We are getting into some interesting and convicting stuff now. Augustine continues his discussion about suffering and why both the righteous and the wicked suffer correction. He gets into detailing of the motives of the good, explaining why even good people deserve correction: some love this present life more than they should, some fail to correct the wicked when they should, some are afraid to lose their material wealth, all fail to love as they should. There is no one who is beyond God’s correction. He has already said, and he brings it up again here, that this suffering can help the righteous man to love God more, to reject the pleasures of the present life. Suffering is an important teacher.

In chapter 10, Augustine argues that the righteous and godly do not actually lose anything of value when they lose their goods: “They lost all they had. Their faith? Their godliness? The goods of the inward man who is rich before God? These are the riches of the Christians….” In reality, they have gained more than they lost, because of the net gain to their souls. If they loved riches then they (should) have learned their sin in loving them. If they never really loved riches then they gained spiritual benefits – encouragement from God, growth in faithfulness, more certainty in their resolve to reject love of wealth. God uses suffering to the good of those who love Him.
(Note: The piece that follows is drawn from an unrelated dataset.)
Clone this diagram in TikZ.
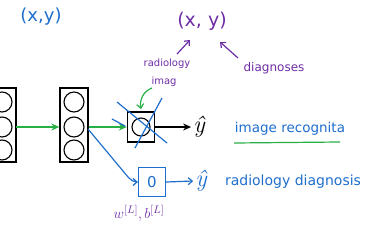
\documentclass[tikz,border=0pt]{standalone}
\usepackage{fontspec}
\setsansfont{DejaVu Sans}
\usetikzlibrary{arrows.meta}
\definecolor{pblue}{RGB}{30,110,205}
\definecolor{ppurple}{RGB}{110,45,165}
\definecolor{pgreen}{RGB}{40,175,70}
\newcommand{\hf}[1]{\sffamily\fontsize{#1}{#1}\selectfont}
\begin{document}
\begin{tikzpicture}[x=1pt,y=-1pt,
  layerbox/.style={draw,line width=1.4pt,minimum width=28pt,minimum height=74pt,inner sep=0},
  unit/.style={draw,line width=1.1pt,circle,minimum size=20pt,inner sep=0},
  stroke/.style={line width=1.2pt},
  yhat/.style={font=\itshape\fontsize{24}{24}\selectfont,inner sep=0pt},
  tipb/.style={-{Stealth[length=8pt,width=7pt]}},
  tipl/.style={-{Straight Barb[length=4pt,width=7pt]}}]
\useasboundingbox (0,0) rectangle (379,243);
\clip (0,0) rectangle (379,243);
% layers
\node[layerbox] (L1) at (2,125) {};
\node[unit] (a1) at (2,102) {};
\node[unit] (a2) at (2,127) {};
\node[unit] (a3) at (2,150) {};
\node[layerbox] (L2) at (74,125) {};
\node[unit] (b1) at (74,102) {};
\node[unit] (b2) at (74,127) {};
\node[unit] (b3) at (74,150) {};
% first output
\node[draw,line width=1.4pt,minimum width=27pt,minimum height=30pt,inner sep=0] (O1) at (141,127) {};
\node[unit,minimum size=18pt] (o1) at (141,127) {};
\node[yhat] (yh1) at (199,127) {ŷ};
\draw[pgreen,stroke,tipb] (16,127) -- (L2.west |- 0,127);
\draw[pgreen,stroke,tipb] (L2.east |- 0,127) -- (O1.west |- 0,127);
\draw[stroke,tipb] (O1.east) -- ([xshift=-2pt]yh1.west);
% crossing
\draw[pblue,stroke] (117,102) -- (167,143);
\draw[pblue,stroke] (162,98) -- (135,148);
\draw[pblue,stroke] (112,119) -- (125,126);
% second output
\node[draw=pblue,line width=1.2pt,minimum width=27pt,minimum height=29pt,inner sep=0] (O2) at (152,182) {};
\node[pblue,font=\hf{15}] (o2) at (152,182) {0};
\node[pblue,yhat] (yh2) at (201,181) {ŷ};
\coordinate (s2) at (88,129);
\coordinate (k2) at (128,177);
\draw[pblue,stroke] (s2) -- (k2);
\draw[pblue,stroke,tipl] (k2) to[out=-45,in=180] (O2.west);
\draw[pblue,stroke,tipl] (O2.east) -- ([xshift=-2pt]yh2.west);
\node[ppurple,font=\fontsize{15}{15}\selectfont] (wb) at (139,213) {$w^{[L]}, b^{[L]}$};
% texts
\node[pblue,font=\hf{18}] (xy1) at (41,17) {(x,y)};
\node[ppurple,font=\hf{19}] (xy2) at (202,21) {(x, y)};
\node[ppurple,font=\hf{10}] (rad) at (167,64) {radiology};
\node[ppurple,font=\hf{10}] (img) at (164,82) {imag};
\node[ppurple,font=\hf{12}] (diag) at (274,68) {diagnoses};
\coordinate (r0) at (177,54);
\coordinate (r1) at (190,40);
\coordinate (d0) at (238,58);
\coordinate (d1) at (220,42);
\draw[ppurple,stroke,tipl] (r0) -- (r1);
\draw[ppurple,stroke,tipl] (d0) -- (d1);
\coordinate (g0) at (152,88);
\coordinate (g1) at (141,109);
\draw[pgreen,stroke,tipl] (g0) to[out=200,in=100] (g1);
\node[pblue,font=\hf{13.5}] (irec) at (290,129) {image recognita};
\coordinate (u0) at (234,143);
\coordinate (u1) at (340,142);
\draw[pgreen,stroke] (u0) -- (u1);
\node[pblue,font=\hf{14}] (rdiag) at (293,182) {radiology diagnosis};
\end{tikzpicture}
\end{document}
We Protestants have a fairly obvious complaint from chapter 9 – Augustine categorizes married folks as clearly weaker Christians. He’s not making a full argument, so I won’t get into the whole discussion here. I would just want to note that it’s not clear to me that married people are clearly weaker Christians. Two notes: first, it’s also not clear to me that single folks are clearly weaker Christians, as our Protestant culture seems to think. We live as though we believe this. Single, chaste Christians have important gifts to offer and I hope that our overcorrection to the Medieval Catholic position is swinging back to a better appreciation for the gifts of singleness. Second, I am convicted by Augustine’s language here – I do make decisions in order to please my wife or to bless my kids because I love this present life more than I should. I want to please them, sometimes more than I want to please God. God, save me from my sinful love of this life and from any love that I put above my love for You.